Laptop Fuel Cells Approved For Air Carriage
gilgsn writes "According to reports in BusinessWeek, the US Department of Transportation has ruled that a new fuel cell developed by US company Polyfuel can be taken on airplanes. The announcement clears the way for the commercialisation of fuel cells as an alternative to batteries in notebook computers. The use of direct methanol fuel cells on aeroplanes has been questioned as they contain methanol, which is flammable. According to Jim Balcom, Polyfuel's CEO, the US DOT said that a fuel cell designed by his company could be taken into aircraft cabins when it goes on sale because it contains a relatively low concentration of methanol. Fuel cells are viewed as a promising power source in notebook comptuers as they are instantly refuellable (using fuel cartridges) and will power laptops two to three times longer than standard batteries. Full Story." This will be more exciting news when the fuel cells are actually available.
Anything that is powered by oil will be quickly approved as long as Bush is in office, no matter how dangerous.
Instant Karma's gonna get you - John Lennon
Maybe they can be refueled at the lavatory.
33 years old and still making potty jokes. It's sad, really.
I can see it now - all those busines-class air travelers sitting with their laptops open, little puffs of steam bubbling out every few minutes...
That being said:
This could be a boon to the more adventurous computer users. Instead of having to drag a solar pack around, and a bag of spare batteries, a jug of methanol and you'll be set for weeks!
What will the new measurement be - MIPS/liter?
First cars are going to electrical motors, now laptops are using fuel cells. Why not a diesel powered cell phone ?
Next thing you'll tell me is that there is like a tenth planet or something.
Damn slashdot. I used to be a normal person.
"One for you, one for me. One for you..."
One way or another, today's young go-getters are going to end up high on meths. Oh the canadian irony.
-- Proud descendant of semi-nomadic cattle-herders.
Screw the airplane--what about my lap? I mean seriously, an airplane is a lot harder to set aflame than my cordurouys.
---- El diablo esta en mis pantalones! Mire, mire!
of course .... and when your laptop power supply is running low just pop that call button ....
O.M.G -- To think that for all these years, I've been flying in airplanes accompanied by dozens of little 1-ounce TICKING TIME BOMBS in the beverage cart -- each one filled with a FLAMMABLE ethanol mixture!
I'm not stepping onto an airplane again until this situation is fixed!!!
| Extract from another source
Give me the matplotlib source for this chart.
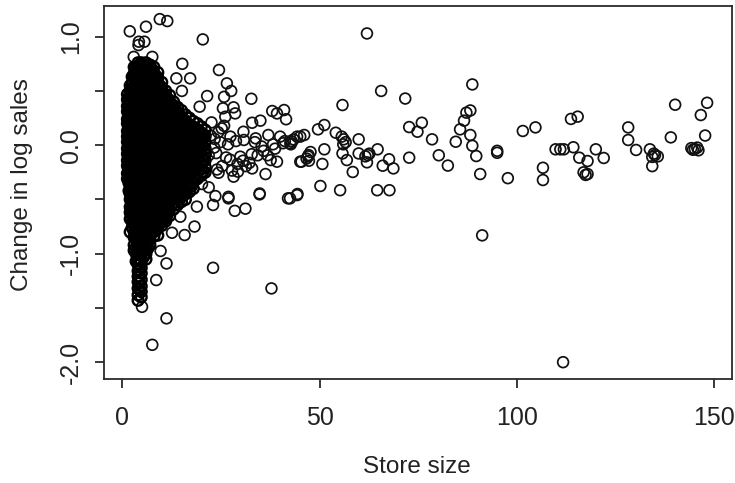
import matplotlib
matplotlib.use("Agg")
import matplotlib.pyplot as plt

plt.rcParams['font.family'] = ['Liberation Sans', 'DejaVu Sans']

# Sparse, individually readable stores
outer_size = [62.0,65.6,71.7,88.7,55.8,88.2,87.2,86.6,85.6,88.2,84.5,88.7,89.7,90.7,75.9,72.7,74.8,78.5,80.2,82.5,72.7,
              95.0,95.0,97.7,91.2,51.2,49.6,54.1,59.9,56.1,55.6,56.6,56.0,46.1,45.1,43.0,42.7,43.4,51.2,47.2,46.7,47.7,47.3,47.1,
              45.4,50.7,55.8,56.9,59.9,62.2,61.6,62.6,62.0,64.7,67.6,66.0,68.7,58.4,50.2,55.2,64.6,67.7,44.4,42.5,
              140.1,148.2,146.6,147.7,139.0,145.1,144.6,145.7,144.2,146.0,135.0,134.3,135.7,134.7,133.7,134.3,130.2,128.2,128.2,
              122.0,120.0,117.9,115.8,114.3,111.0,109.8,111.9,115.4,113.7,104.7,101.5,106.6,106.6,117.9,117.4,116.9,111.7]
outer_change = [1.03,.50,.43,.56,.37,.32,.30,.226,.146,.094,.032,-.005,-.10,-.266,.207,.167,.124,.054,-.093,-.188,-.115,
                -.07,-.052,-.304,-.831,.186,.146,.115,.054,.054,.079,.028,.008,.094,.079,.032,.008,.053,-.038,-.091,-.123,-.063,-.143,-.103,
                -.152,-.173,-.076,-.137,-.076,-.091,-.103,-.078,-.158,-.038,-.13,-.189,-.214,-.247,-.376,-.415,-.415,-.415,-.45,-.49,
                .373,.391,.278,.089,.072,-.035,-.042,-.022,-.027,-.047,-.091,-.108,-.103,-.078,-.038,-.193,-.044,.048,.164,
                -.118,-.038,-.146,-.115,-.019,-.038,-.038,-.038,.263,.242,.164,.131,-.208,-.321,-.266,-.274,-.25,-2.0]

mid_size = [11.2,7.6,37.8,23.0,8.6,5.0,11.2,9.7,18.3,15.8,12.6,14.7,11.2,18.9,23.0,28.5,31.2,26.9,23.6,21.9,34.8,42.0,44.3,20.2,
            9.5,11.4,6.0,1.9,20.4,4.2,5.6,4.1,15.2,24.5,13.7,17.2,26.5,27.6,15.1,25.8,21.5,32.7,19.6,25.5,28.2,28.6,26.1,
            38.0,41.0,39.2,41.5,35.0,32.9,2.9,7.6,30.7,33.8,37.0,40.0,44.3,42.6,37.6,39.2,36.3,32.9,28.2,24.4,34.8,26.9,45.1,
            25.2,27.4,29.9,29.2,30.6,31.3,32.2,27.8,26.3,23.8,24.8,22.4,23.3,26.8,28.8,33.6,35.3,38.2,40.7,35.8,30.8,32.8,27.3,
            24.3,25.8,22.6,23.4,25.3,29.3,34.3,36.8,38.7,41.2,42.7,24.0,21.9,20.9,20.3]
mid_change = [-1.596,-1.84,-1.32,-1.13,-1.243,-1.49,-1.09,-.975,-.75,-.828,-.807,-.659,-.674,-.566,-.551,-.605,-.585,-.49,-.469,-.388,-.453,-.49,-.46,-.358,
              1.162,1.144,1.092,1.05,.975,.954,.954,.923,.75,.693,.616,.616,.57,.50,.50,.446,.453,.428,.355,.34,.349,.293,.262,
              .315,.324,.293,.239,.226,.207,.814,.814,.124,.063,.094,.079,.079,.017,-.137,-.152,-.266,-.214,-.29,-.254,-.445,-.476,-.152,
              .155,.079,-.106,-.173,-.143,-.193,-.163,-.234,-.113,-.073,.028,.089,-.022,.008,.038,.028,-.012,.008,.018,-.052,.048,-.083,-.133,
              .119,.179,.21,.058,-.193,-.244,-.093,-.093,-.032,.038,.038,-.224,-.093,-.052,.109]

# Dense core, read column by column
core_size = [1.3,2.0,3.0,4.0,4.8,6.0,7.0,8.0,9.0,10.0,11.0,12.0,13.0,14.0,15.0,16.0,17.0,18.0,19.0,20.0,21.0]
core_change = [
 [.47,.42,.36,.31,.24,.2,.13,.08,.03,-.03,-.08,-.14,-.19,-.26,-.31],
 [.55,.5,.44,.4,.33,.29,.23,.17,.12,.06,.01,-.05,-.11,-.16,-.22,-.27,-.33,-.4,-.45,-.5,-.57,-.62,-.68,-.8],
 [.72,.66,.61,.55,.5,.46,.39,.34,.28,.23,.18,.11,.07,.0,-.04,-.1,-.14,-.2,-.25,-.31,-.36,-.42,-.47,-.53,-.58,-.63,-.69,-.74,-.8,-.85,-.92,-.97],
 [.76,.72,.69,.63,.59,.53,.47,.42,.36,.31,.26,.2,.15,.09,.04,-.02,-.07,-.12,-.18,-.23,-.29,-.34,-.39,-.45,-.5,-.56,-.61,-.66,-.72,-.78,-.83,-.89,-.93,-.99,-1.05,-1.1,-1.16,-1.21,-1.26,-1.32,-1.38,-1.43],
 [.76,.73,.67,.61,.56,.5,.45,.39,.34,.29,.23,.17,.12,.07,.01,-.04,-.1,-.15,-.2,-.26,-.31,-.36,-.42,-.47,-.53,-.59,-.64,-.69,-.75,-.8,-.86,-.91,-.96,-1.02,-1.07,-1.13,-1.18,-1.24,-1.3,-1.35,-1.4],
 [.76,.7,.65,.6,.53,.48,.43,.37,.32,.26,.21,.15,.1,.04,-.01,-.07,-.12,-.18,-.23,-.28,-.34,-.4,-.45,-.5,-.55,-.61,-.66,-.72,-.77,-.83,-.88,-.94,-1.0,-1.05],
 [.74,.69,.63,.57,.52,.46,.41,.35,.3,.24,.19,.13,.08,.02,-.04,-.09,-.15,-.2,-.25,-.31,-.36,-.42,-.47,-.53,-.58,-.64,-.7,-.75,-.8,-.86,-.92],
 [.72,.66,.61,.55,.5,.44,.38,.33,.28,.22,.17,.11,.06,.0,-.06,-.11,-.16,-.22,-.27,-.33,-.38,-.44,-.49,-.55,-.61,-.66,-.72,-.78,-.84],
 [.67,.62,.56,.51,.45,.4,.34,.29,.23,.18,.12,.07,.01,-.04,-.1,-.15,-.2,-.26,-.32,-.37,-.43,-.48,-.54,-.6,-.65,-.71,-.76,-.83],
 [.58,.53,.48,.42,.37,.31,.26,.2,.15,.09,.04,-.02,-.07,-.12,-.18,-.24,-.29,-.35,-.4,-.46,-.51,-.57,-.62,-.68,-.74],
 [.5,.45,.4,.34,.29,.23,.18,.12,.07,.01,-.05,-.1,-.15,-.21,-.26,-.32,-.37,-.43,-.49,-.54,-.6,-.66,-.7],
 [.46,.4,.35,.29,.24,.18,.13,.07,.02,-.04,-.09,-.14,-.2,-.25,-.31,-.36,-.42,-.47,-.53,-.59,-.65],
 [.4,.35,.3,.24,.19,.13,.08,.02,-.03,-.08,-.14,-.19,-.25,-.3,-.36,-.42,-.47,-.53,-.59],
 [.35,.3,.24,.18,.13,.07,.03,-.03,-.09,-.14,-.2,-.26,-.31,-.37,-.42,-.48,-.55],
 [.32,.26,.2,.15,.09,.04,-.02,-.07,-.13,-.18,-.24,-.29,-.35,-.41,-.46,-.52],
 [.28,.22,.17,.11,.06,.0,-.05,-.11,-.17,-.22,-.28,-.33,-.39,-.45,-.5],
 [.25,.19,.13,.08,.02,-.03,-.09,-.14,-.2,-.26,-.31,-.37,-.43],
 [.22,.16,.11,.05,.0,-.06,-.12,-.17,-.23,-.29,-.34,-.4],
 [.2,.14,.08,.03,-.03,-.08,-.14,-.2,-.25,-.31],
 [.17,.11,.06,.0,-.05,-.11,-.17,-.22,-.28],
 [.14,.08,.03,-.03,-.08,-.14,-.2,-.25],
]

# Stores lying between those columns
fill_size = [1.7,2.5,3.5,4.4,5.4,6.5,7.5,8.5,9.5,10.5,11.5,12.5,13.5,14.5,15.5,16.5,17.5,18.5,19.5,20.5]
fill_change = [
 [.45,.39,.33,.27,.22,.16,.1,.05,.0,-.06,-.11,-.17,-.23,-.29,-.35,-.42],
 [.63,.57,.52,.47,.42,.36,.31,.25,.2,.15,.09,.03,-.02,-.08,-.13,-.18,-.24,-.29,-.35,-.41,-.46,-.52,-.58,-.64,-.7,-.76],
 [.72,.68,.63,.57,.52,.45,.4,.33,.29,.24,.17,.12,.06,.01,-.05,-.1,-.16,-.21,-.27,-.32,-.37,-.43,-.48,-.54,-.59,-.64,-.7,-.76,-.81,-.87,-.94,-1.0,-1.07],
 [.74,.7,.64,.58,.53,.47,.42,.37,.31,.26,.2,.14,.09,.04,-.02,-.07,-.12,-.18,-.23,-.29,-.34,-.39,-.44,-.5,-.56,-.61,-.67,-.72,-.78,-.83,-.89,-.94,-.99,-1.05,-1.1,-1.15,-1.21,-1.27,-1.33],
 [.73,.68,.62,.57,.51,.46,.4,.35,.29,.24,.18,.12,.07,.02,-.04,-.09,-.15,-.2,-.26,-.31,-.37,-.42,-.48,-.53,-.58,-.64,-.69,-.75,-.8,-.85,-.91,-.97,-1.03],
 [.72,.66,.6,.55,.49,.44,.38,.33,.27,.22,.16,.11,.05,.0,-.06,-.12,-.17,-.23,-.28,-.33,-.39,-.44,-.5,-.56,-.61,-.67,-.72,-.78,-.83,-.89,-.95],
 [.7,.64,.58,.53,.47,.41,.36,.31,.25,.2,.14,.08,.03,-.03,-.08,-.14,-.19,-.24,-.3,-.36,-.41,-.47,-.52,-.58,-.64,-.69,-.75,-.81],
 [.64,.59,.53,.48,.42,.37,.31,.26,.2,.15,.09,.04,-.02,-.07,-.13,-.18,-.24,-.29,-.35,-.4,-.46,-.51,-.57,-.63,-.68,-.74,-.79],
 [.55,.5,.44,.39,.33,.28,.22,.17,.11,.06,.0,-.05,-.11,-.16,-.21,-.27,-.32,-.38,-.44,-.49,-.54,-.6,-.66,-.72],
 [.47,.42,.36,.31,.25,.2,.14,.09,.03,-.02,-.08,-.13,-.19,-.24,-.3,-.35,-.41,-.46,-.52,-.58,-.63,-.69],
 [.43,.37,.32,.26,.21,.15,.1,.04,-.01,-.07,-.12,-.18,-.23,-.29,-.34,-.4,-.45,-.51,-.57,-.63],
 [.38,.32,.27,.21,.16,.1,.05,-.01,-.06,-.12,-.17,-.22,-.28,-.33,-.39,-.45,-.5,-.56],
 [.33,.22,.11,.0,-.11,-.22,-.33,-.45],
 [.28,.16,.05,-.06,-.17,-.28,-.39,-.5],
 [.24,.12,.01,-.1,-.21,-.32,-.44],
 [.2,.09,-.02,-.13,-.25,-.36],
 [.18,.06,-.05,-.16,-.27,-.38],
 [.16,.04,-.08,-.19,-.3],
 [.13,.01,-.1,-.22],
 [.1,-.01,-.13,-.24],
]

x_ticks = [0, 50, 100, 150]
y_ticks = [-2.0, -1.5, -1.0, -0.5, 0.0, 0.5, 1.0]
y_tick_text = ["-2.0", "", "-1.0", "", "0.0", "", "1.0"]
x_label = "Store size"
y_label = "Change in log sales"

W, H = 735, 483
fig = plt.figure(figsize=(W/100, H/100), dpi=100, facecolor='white')
L, R, T, B = 104.3, 731.7, 5.7, 379
ax = fig.add_axes([L/W, 1-B/H, (R-L)/W, (B-T)/H])
ax.set_xlim(-4.56, 154.43)
ax.set_ylim(-2.155, 1.2857)

style = dict(facecolors='none', edgecolors='#111111', s=60, linewidths=1.25, clip_on=False)
dense = dict(facecolors='none', edgecolors='black', s=60, linewidths=1.7, clip_on=False)
ax.scatter(outer_size, outer_change, **style)
ax.scatter(mid_size, mid_change, **style)
for xv, ys in zip(core_size, core_change):
    ax.scatter([xv]*len(ys), ys, **dense)
for xv, ys in zip(fill_size, fill_change):
    ax.scatter([xv]*len(ys), ys, **dense)

for s in ax.spines.values():
    s.set_linewidth(1.3)
    s.set_color('#2a2a2a')
ax.set_xticks(x_ticks)
ax.set_yticks(y_ticks)
ax.set_xticklabels([str(v) for v in x_ticks])
ax.set_yticklabels(y_tick_text, rotation=90, va='center')
ax.tick_params(length=6.5, width=1.3, color='#2a2a2a', labelcolor='#222222', labelsize=18)
ax.tick_params(axis='x', pad=13)
ax.tick_params(axis='y', pad=9)
fig.text(417/W, 1-467/H, x_label, ha='center', va='center', fontsize=17.5, color='#222222')
fig.text(22/W, 1-185/H, y_label, ha='center', va='center', rotation=90, fontsize=17.5, color='#222222')
fig.savefig('out.png', dpi=100)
(Hmm... I could offer to dispose of these dangerous articles at no charge to the arlines.)
Geek 2
Geek 3
Geek 2
Geek 1
Geek 3
*** Sound of several minutes of apparent use of tools ***
Geek 1
Geek 2
Geek 3
*** Static (or various moans and cries with a dark voice rambling "Liberate Tuteme Ex Infernus"(sp?) if you're in a marcabre mood.) ***
Hate me!
recharge my methanol supply
That gives me a thought...instead of using methanol, how about using methane? Sure, it's a gas, but methane can be used as a fuel, and hey, it's easy to come up with a refill for it.
I pledge allegiance to the flag...
of the Corporate States of America...
You forgot to mention the dangerous cryptography that might be on the laptop. You know it's classifed as a munition under ITAR.
THE HORROR!!!!!
I do what the voices on my console tell me to do.
This is not nearly as disturbing as something I heard the other day.
.
.
The actually sell these little wooden sticks that are tipped with chemicals such that when rubbed against the box the chemicals ignite and, in turn, ignite the wood.
If you think that is bad, they even have special ones that will ignite when rubbed against any number of common items, such as the "zipper" on so-called "Levi's." (Which, I understand, are allowed on aircraft.)
The really amazing part is that these things will slip right past even the most astute airport screener and can be purchased at any grocery store without a special license!
I have heard rumors about a secret type of these things, which I hear are called "matches," though I don't know what it is they are supposed to "match," that are made from chemically treated paper. This type supposedly comes in "books" that are so small they can be easily hidden in the palm of one's hand, and are essentially undetectable.
We live in ghastly days . .
-Peter
PS: Rubbing alcohol doesn't explode, nitwit. Oh, and I don't know where you are from, but where I live "boosting" a car and "jumping" a car are two totally different things.
i have a habit of finishing a soda and twisting the can apartment...
Ah! It was you who twisted my can apartment! I can't live in it any longer because someone twisted the damn aluminum roof right off! *sniff*
I just hope you stay away from my Can Airplane
El Karma: excelente(principalmente la suma de moderación hecha a los comentarios de los usuarios)
I wonder if you could do an emergencey ethanol refill using an airline vodka bottle?
134340: I am not a number. I am a free planet!